The First Law of Data Quality explained the importance of understanding your data usage, which is essential to the proper preparation required before launching your data quality initiative.
The Second Law of Data Quality explained the need for maintaining your data quality inertia, which means a successful data quality initiative requires a program – and not a one-time project.
The Third Law of Data Quality explained a fundamental root case of data defects is assuming data quality is someone else’s responsibility, which is why data quality is everyone’s responsibility.
The Fourth Law of Data Quality explained that data quality standards must include establishing standards for objective data quality and subjective information quality.
The Fifth Law of Data Quality explained that a solid data quality foundation enables all enterprise information initiatives to deliver data-driven solutions to business problems.
The Sixth Law of Data Quality explained that data quality metrics must meaningfully represent tangible business relevance in order for high-quality data to be viewed as a corporate asset.
The Seventh Law of Data Quality
Whether you define data quality as real-world alignment or fitness for the purpose of use, once you identify a data quality issue the next logical step would seem to be taking corrective action. Whether you define that step as defect prevention or data cleansing, two questions are commonly asked:
- Should every data quality issue be corrected?
- Which data quality issue should be corrected first?
The first question often leads to philosophical debates about data perfection. The second question is more practical, since no matter what your objective is, you have to get started somewhere. However, both of these questions share an all too commonly unasked prerequisite question.
For example, let’s imagine I’m a customer of a financial institution from which I have a credit card that’s still active since I continue to pay the annual fees though I have no outstanding balance and I haven’t used the card in more than two years. Then I make a $50 online purchase with the credit card, but when I receive my bill via postal mail I notice my account was charged $500. So I contact customer service, and during the process of investigating the issue it’s discovered that although my billing name and postal address are accurate, my contact phone number and email address are out of date.
This example has three data quality issues. Should all three be corrected? Which one first?
I doubt that anyone would argue that the incorrect transaction amount is most important to both me and the credit card company. But what about the two outdated master data attributes? I doubt that anyone would argue that billing attributes are more important than contact attributes. Since my billing attributes are accurate, neither I nor the credit company noticed or cared about my inaccurate contact attributes, which likely existed long before my customer service call brought attention to them.

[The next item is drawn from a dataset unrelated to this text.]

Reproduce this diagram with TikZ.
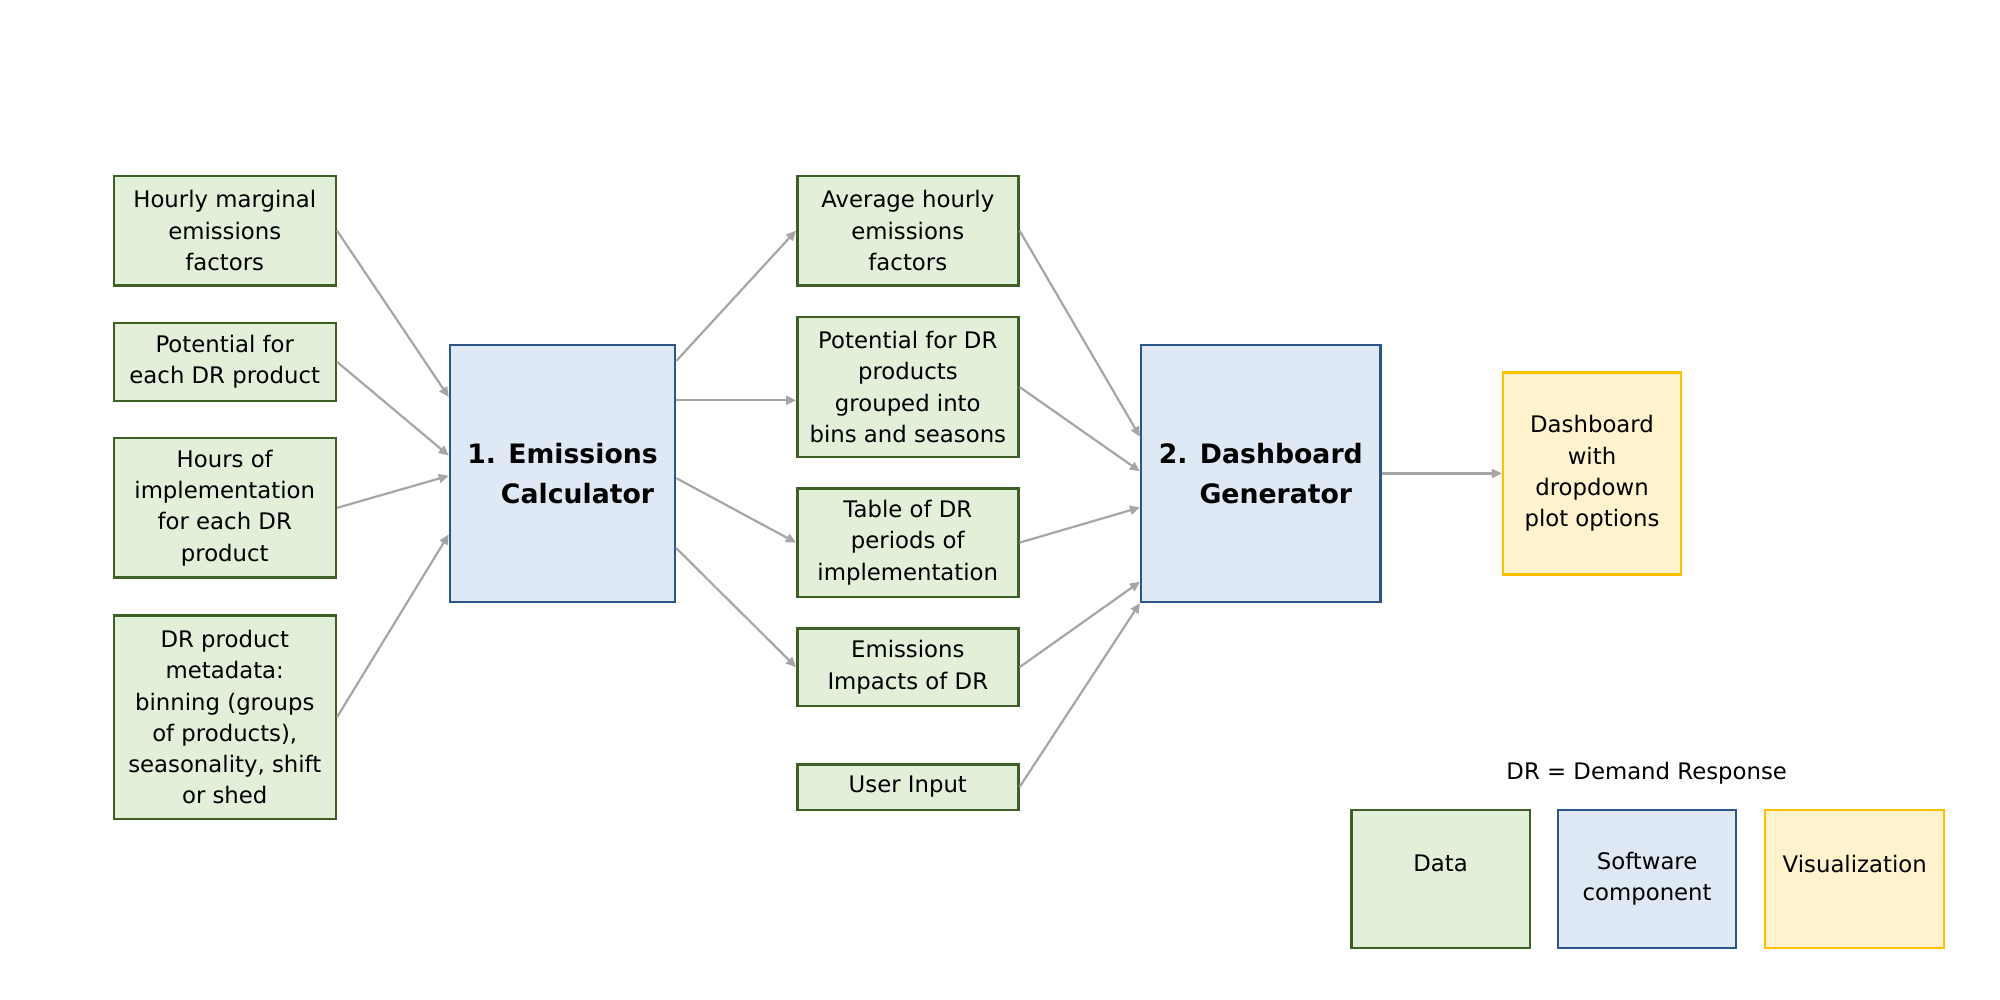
\documentclass[tikz,border=0pt]{standalone}
\usepackage{fontspec}
\setmainfont{DejaVu Sans}
\usetikzlibrary{arrows.meta,calc}

\definecolor{datfill}{HTML}{E2EFD9}
\definecolor{datline}{HTML}{3E6027}
\definecolor{softfill}{HTML}{DEE9F5}
\definecolor{softline}{HTML}{2C5689}
\definecolor{vizfill}{HTML}{FFF2CC}
\definecolor{vizline}{HTML}{FFC000}
\definecolor{flowgray}{HTML}{A6A6A6}

\tikzset{
	box/.style={rectangle, inner sep=0pt, line width=2.5pt, align=center,
		font=\fontsize{22.8}{31.25}\selectfont},
	datbox/.style={box, draw=datline, fill=datfill, minimum width=222pt},
	softbox/.style={box, draw=softline, fill=softfill,
		font=\bfseries\fontsize{26.7}{40.2}\selectfont},
	vizbox/.style={box, draw=vizline, fill=vizfill},
	flow/.style={draw=flowgray, line width=2.2pt, -{Triangle[length=10pt,width=9pt]}}
}

\begin{document}
\begin{tikzpicture}[x=1pt,y=-1pt]

	\useasboundingbox (0,0) rectangle (2000,1000);

	% inputs
	\node [datbox, minimum height=109.4pt] (hmef) at (224.75,230.6) {Hourly marginal\\emissions\\factors};
	\node [datbox, minimum height=78.1pt] (pot) at (224.75,361.85) {Potential for\\each DR product};
	\node [datbox, minimum height=139.7pt] (hours) at (224.75,507.85) {Hours of\\implementation\\for each DR\\product};
	\node [datbox, minimum height=203.2pt] (meta) at (224.75,717.2) {DR product\\metadata:\\binning (groups\\of products),\\seasonality, shift\\or shed};

	% software components
	\node [softbox, minimum width=225pt, minimum height=256.7pt] (emis) at (562.5,473.45) {1. Emissions\\\hspace*{30pt}Calculator};
	\node [softbox, minimum width=239.2pt, minimum height=256.7pt] (dash) at (1260.8,473.45) {2. Dashboard\\\hspace*{30pt}Generator};

	% intermediate data
	\node [datbox, minimum width=221pt, minimum height=109.4pt] (avg) at (907.8,230.6) {Average hourly\\emissions\\factors};
	\node [datbox, minimum width=221pt, minimum height=140.1pt] (potbin) at (907.8,387) {Potential for DR\\products\\grouped into\\bins and seasons};
	\node [datbox, minimum width=221pt, minimum height=108.5pt] (table) at (907.8,542.65) {Table of DR\\periods of\\implementation};
	\node [datbox, minimum width=221pt, minimum height=77.2pt] (impact) at (907.8,667.2) {Emissions\\Impacts of DR};
	\node [datbox, minimum width=221pt, minimum height=45.5pt] (user) at (907.8,787) {User Input};

	% output
	\node [vizbox, minimum width=177.7pt, minimum height=202.3pt] (viz) at (1592,473.45) {Dashboard\\with\\dropdown\\plot options};

	% flows into the calculator
	\draw [flow] (hmef.east) -- ($(emis.north west)!0.205!(emis.south west)$);
	\draw [flow] (pot.east) -- ($(emis.north west)!0.431!(emis.south west)$);
	\draw [flow] (hours.east) -- ($(emis.north west)!0.509!(emis.south west)$);
	\draw [flow] (meta.east) -- ($(emis.north west)!0.735!(emis.south west)$);

	% flows out of the calculator
	\coordinate (emisout) at ($(emis.north east)!0.218!(emis.south east)$);
	\draw [flow] ($(emis.north east)!0.066!(emis.south east)$) -- (avg.west);
	\draw [flow] (emisout) -- (emisout -| potbin.west);
	\draw [flow] ($(emis.north east)!0.518!(emis.south east)$) -- (table.west);
	\draw [flow] ($(emis.north east)!0.788!(emis.south east)$) -- (impact.west);

	% flows into the generator
	\draw [flow] (avg.east) -- ($(dash.north west)!0.358!(dash.south west)$);
	\draw [flow] (potbin.east) -- ($(dash.north west)!0.492!(dash.south west)$);
	\draw [flow] (table.east) -- ($(dash.north west)!0.631!(dash.south west)$);
	\draw [flow] (impact.east) -- ($(dash.north west)!0.918!(dash.south west)$);
	\draw [flow] (user.east) -- (dash.south west);
	\draw [flow] (dash.east) -- (viz.west);

	% legend
	\node [font=\fontsize{22.8}{31.25}\selectfont] (drnote) at (1646.7,773.2) {DR = Demand Response};
	\node [datbox, minimum width=178.6pt, minimum height=138.4pt] (keydat) at (1440.6,879) {Data\\\mbox{}};
	\node [box, draw=softline, fill=softfill, minimum width=178.2pt, minimum height=138.4pt] (keysoft) at (1647.1,879) {Software\\component};
	\node [vizbox, minimum width=179pt, minimum height=138.4pt] (keyviz) at (1854.7,879) {Visualization\\\mbox{}};

\end{tikzpicture}
\end{document}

My point is not all data quality issues are created equal. Business impact must be used to prioritize data quality issues. This doesn’t mean that lower priority data quality issues should necessarily be ignored. It means that data quality issues that have a higher business impact should be corrected first, and also that some data quality issues may have such a low priority that they are never corrected.
Therefore, the Seventh Law of Data Quality is:
“Determine the business impact of data quality issues BEFORE taking any corrective action in order to properly prioritize data quality improvement efforts.”